• **Problem statement**: Return only the lines from the start of the records through the line that contains "import pandas as pd", inclusive; leave out all pictures.

┌──

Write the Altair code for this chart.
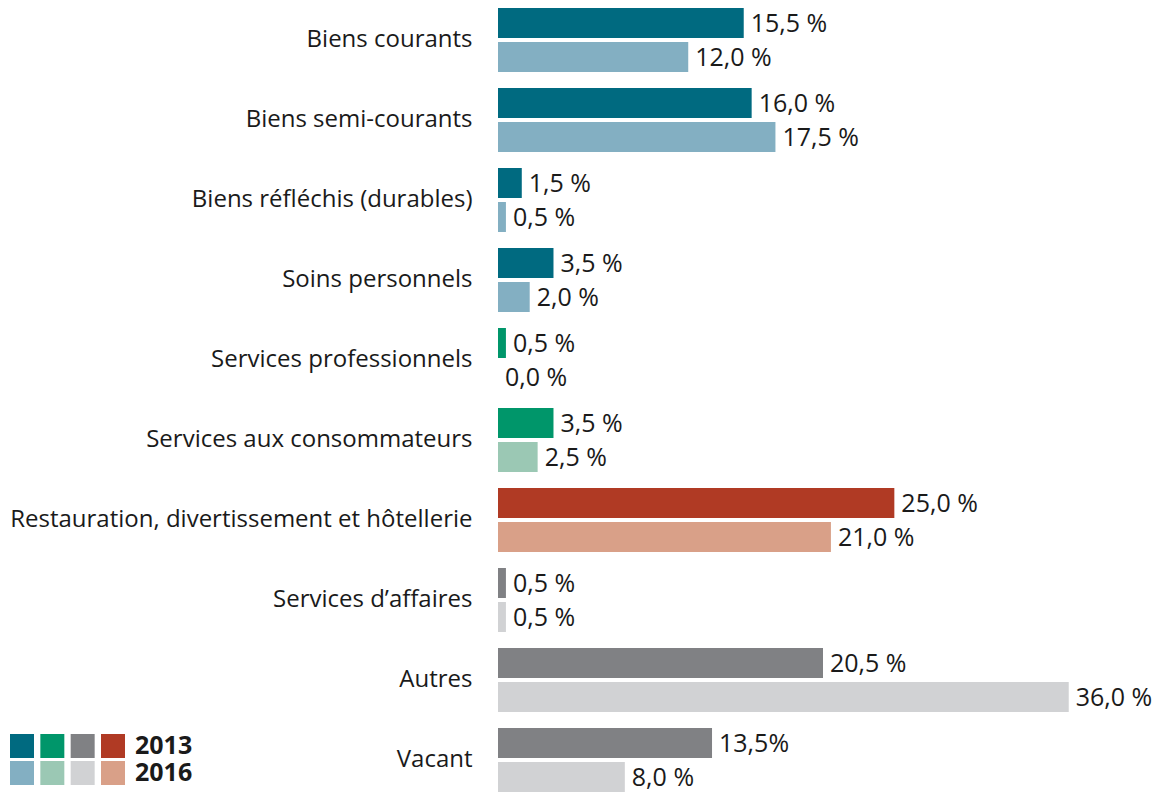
import altair as alt
import pandas as pd

categories = ["Biens courants", "Biens semi-courants", "Biens réfléchis (durables)",
              "Soins personnels", "Services professionnels", "Services aux consommateurs",
              "Restauration, divertissement et hôtellerie", "Services d’affaires",
              "Autres", "Vacant"]
groups = ["commerce", "commerce", "commerce", "commerce", "services", "services",
          "restauration", "autres", "autres", "autres"]
years = ["2013", "2016"]
v2013 = [15.5, 16.0, 1.5, 3.5, 0.5, 3.5, 25.0, 0.5, 20.5, 13.5]
v2016 = [12.0, 17.5, 0.5, 2.0, 0.0, 2.5, 21.0, 0.5, 36.0, 8.0]
labels2013 = ["15,5 %", "16,0 %", "1,5 %", "3,5 %", "0,5 %", "3,5 %", "25,0 %", "0,5 %", "20,5 %", "13,5%"]
labels2016 = ["12,0 %", "17,5 %", "0,5 %", "2,0 %", "0,0 %", "2,5 %", "21,0 %", "0,5 %", "36,0 %", "8,0 %"]

group_order = ["commerce", "services", "autres", "restauration"]
colors = {
    "commerce": {"2013": "#006A80", "2016": "#83AFC2"},
    "services": {"2013": "#00966A", "2016": "#9BC8B4"},
    "autres": {"2013": "#808184", "2016": "#D1D2D4"},
    "restauration": {"2013": "#B03A24", "2016": "#D9A088"},
}

rows = []
for c, g, a, b, la, lb in zip(categories, groups, v2013, v2016, labels2013, labels2016):
    rows.append({"category": c, "year": "2013", "value": a, "label": la, "color": colors[g]["2013"]})
    rows.append({"category": c, "year": "2016", "value": b, "label": lb, "color": colors[g]["2016"]})
df = pd.DataFrame(rows)

leg_rows = []
for i, g in enumerate(group_order):
    for j, yr in enumerate(years):
        leg_rows.append({"col": i, "row": j, "color": colors[g][yr]})
leg_df = pd.DataFrame(leg_rows)
leg_txt_df = pd.DataFrame({"row": [0, 1], "text": years})

FONT = "Open Sans"
TXT = "#1a1a1a"
FS = 24

xscale = alt.Scale(domain=[0, 41], nice=False)
yscale = alt.Scale(domain=categories, paddingInner=0.2, paddingOuter=0)
yoff = alt.YOffset("year:N", scale=alt.Scale(domain=years, paddingInner=0.118, paddingOuter=0))
yaxis = alt.Axis(title=None, domain=False, ticks=False, grid=False, labelPadding=26,
                 labelFontSize=FS, labelFont=FONT, labelColor=TXT, labelLimit=0)

base = alt.Chart(df)
bars = base.mark_bar().encode(
    x=alt.X("value:Q", scale=xscale, axis=None),
    y=alt.Y("category:N", sort=categories, scale=yscale, axis=yaxis),
    yOffset=yoff,
    color=alt.Color("color:N", scale=None),
)
texts = base.mark_text(align="left", baseline="middle", dx=7, dy=1, fontSize=25, font=FONT, color=TXT).encode(
    x=alt.X("value:Q", scale=xscale, axis=None),
    y=alt.Y("category:N", sort=categories, scale=yscale, axis=yaxis),
    yOffset=yoff,
    text="label:N",
)
main = alt.layer(bars, texts)

lx = alt.Scale(type="point", domain=[0, 1, 2, 3], range=[-476, -385], padding=0)
ly = alt.Scale(type="point", domain=[0, 1], range=[738, 765], padding=0)
leg_sq = alt.Chart(leg_df).mark_square(size=576, opacity=1).encode(
    x=alt.X("col:O", scale=lx, axis=None),
    y=alt.Y("row:O", scale=ly, axis=None),
    color=alt.Color("color:N", scale=None),
)
leg_txt = alt.Chart(leg_txt_df).mark_text(align="left", baseline="middle", fontSize=25,
                                          fontWeight="bold", font=FONT, color=TXT).encode(
    x=alt.value(-363),
    y=alt.Y("row:O", scale=ly, axis=None),
    text="text:N",
)
legend = alt.layer(leg_sq, leg_txt)

chart = alt.layer(main, legend).resolve_scale(x="independent", y="independent").properties(
    width=650, height=784,
    autosize=alt.AutoSizeParams(type="none"),
    padding={"left": 490, "top": 0, "right": 13, "bottom": 1},
).configure_view(stroke=None)

chart.save("out.html", embed_options={"renderer": "svg", "actions": False})
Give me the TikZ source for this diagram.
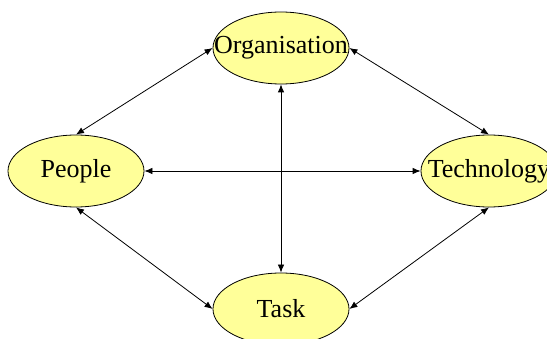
\documentclass[tikz,border=0pt]{standalone}
\usepackage{fontspec}
\setmainfont{Liberation Serif}
\usepackage{tikz}
\usetikzlibrary{positioning}
\usetikzlibrary{shapes.geometric}
\usetikzlibrary{arrows.meta}
\definecolor{factorfill}{RGB}{255,255,153}

\begin{document}
\begin{tikzpicture}
		[x=1pt, y=-1pt,
		factor/.style={ellipse, draw=black, line width=0.8pt, fill=factorfill,
			minimum width=136pt, minimum height=72pt, inner sep=0pt,
			font=\fontsize{26}{30}\selectfont, on grid},
		link/.style={<->, line width=0.8pt},
		>={Latex[length=8pt, width=6.5pt]}]
		\useasboundingbox (0,0) rectangle (547,339);
		\node[factor] (people) at (76,171) {\makebox[0pt]{People}};
		\node[factor, right=413pt of people] (tech) {\makebox[0pt]{Technology}};
		\node[factor, above right=123pt and 205pt of people] (org) {\makebox[0pt]{Organisation}};
		\node[factor, below right=138pt and 205pt of people] (task) {\makebox[0pt]{Task}};

		\draw[link] (org.west) -- (people.north);
		\draw[link] (org.east) -- (tech.north);
		\draw[link] (org.south) -- (task.north);
		\draw[link] (people.east) -- (tech.west);
		\draw[link] (people.south) -- (task.west);
		\draw[link] (tech.south) -- (task.east);
	\end{tikzpicture}
\end{document}
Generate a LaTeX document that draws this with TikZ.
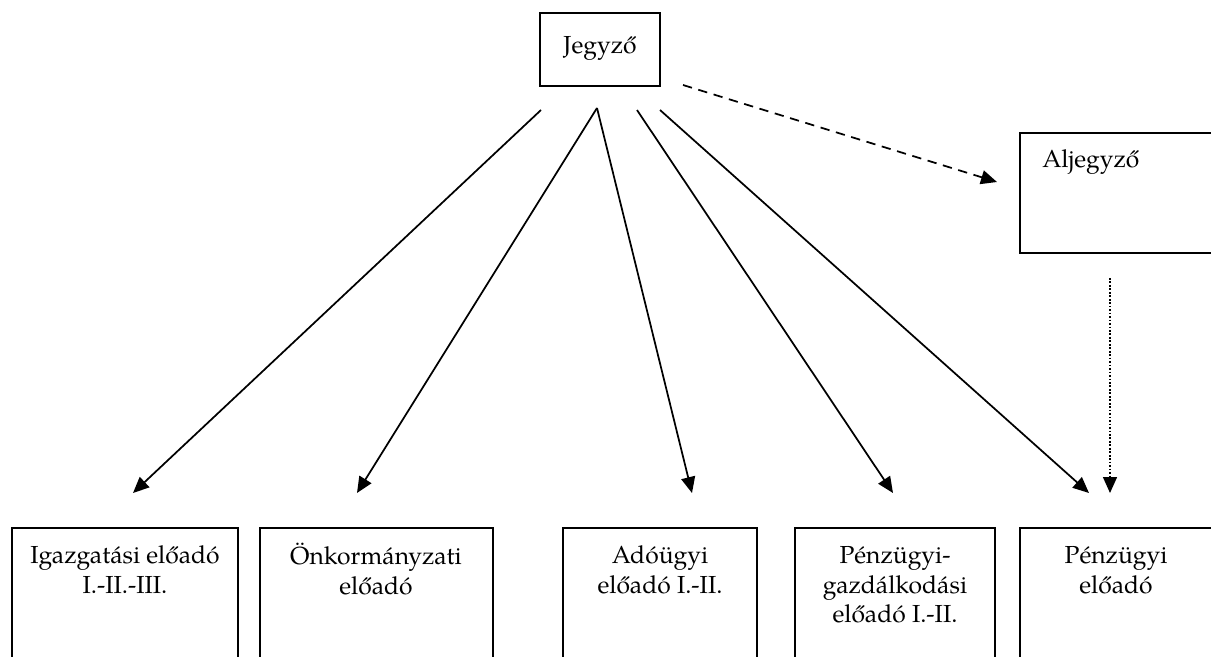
\documentclass[tikz,border=0pt]{standalone}
\usepackage{fontspec}
\setmainfont{TeX Gyre Pagella}
\usetikzlibrary{arrows.meta,fit}
\begin{document}
\begin{tikzpicture}[x=0.75pt,y=-0.75pt,
  box/.style={draw, line width=1.6pt, inner sep=0pt},
  lbl/.style={font=\fontsize{18.5}{22}\selectfont, align=center, inner sep=0pt},
  arr/.style={line width=1.3pt, -{Triangle[length=12pt,width=10.5pt]}},
]
\useasboundingbox (0,0) rectangle (1211,657);
\clip (0,0) rectangle (1211,657);
\fill[white] (0,0) rectangle (1211,657);

% boxes
\node[box, fit={(540,13) (660,86)}] (jegyzo) {};
\node[box, fit={(1020,133) (1216,253)}] (aljegyzo) {};
\node[box, fit={(12,528) (238,690)}] (b1) {};
\node[box, fit={(260,528) (493,690)}] (b2) {};
\node[box, fit={(563,528) (757,690)}] (b3) {};
\node[box, fit={(795,528) (995,690)}] (b4) {};
\node[box, fit={(1020,528) (1216,690)}] (b5) {};

% texts
\node[lbl, anchor=base] (tj) at (600,53) {Jegyző};
\node[lbl, anchor=base west] (ta) at (1042,167) {Aljegyző};
\node[lbl, anchor=north] (t1) at (125,543) {\strut Igazgatási előadó\\I.-II.-III.};
\node[lbl, anchor=north] (t2) at (376,543) {\strut Önkormányzati\\előadó};
\node[lbl, anchor=north] (t3) at (660,543) {\strut Adóügyi\\előadó I.-II.};
\node[lbl, anchor=north] (t4) at (895,543) {\strut Pénzügyi-\\gazdálkodási\\előadó I.-II.};
\node[lbl, anchor=north] (t5) at (1116,543) {\strut Pénzügyi\\előadó};

% connector ends
\coordinate (s1) at (541,110);
\coordinate (s2) at (597,108);
\coordinate (s4) at (637,110);
\coordinate (s5) at (660,110);
\coordinate (sd) at (683,85);
\coordinate (sv) at (1110,278);
\coordinate (e1) at (133,493);
\coordinate (e2) at (357,493);
\coordinate (e3) at (692,493);
\coordinate (e4) at (893,493);
\coordinate (e5) at (1089,493);
\coordinate (ed) at (997,182);
\coordinate (ev) at (1110,493);

\draw[arr] (s1) -- (e1);
\draw[arr] (s2) -- (e2);
\draw[arr] (s2) -- (e3);
\draw[arr] (s4) -- (e4);
\draw[arr] (s5) -- (e5);
\draw[arr, dash pattern=on 7pt off 5pt] (sd) -- (ed);
\draw[arr, line width=1.1pt, dash pattern=on 1.3pt off 1.3pt] (sv) -- (ev);
\end{tikzpicture}
\end{document}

└──

• **Answer below**:
Write the Altair code for this chart.
import altair as alt
import pandas as pd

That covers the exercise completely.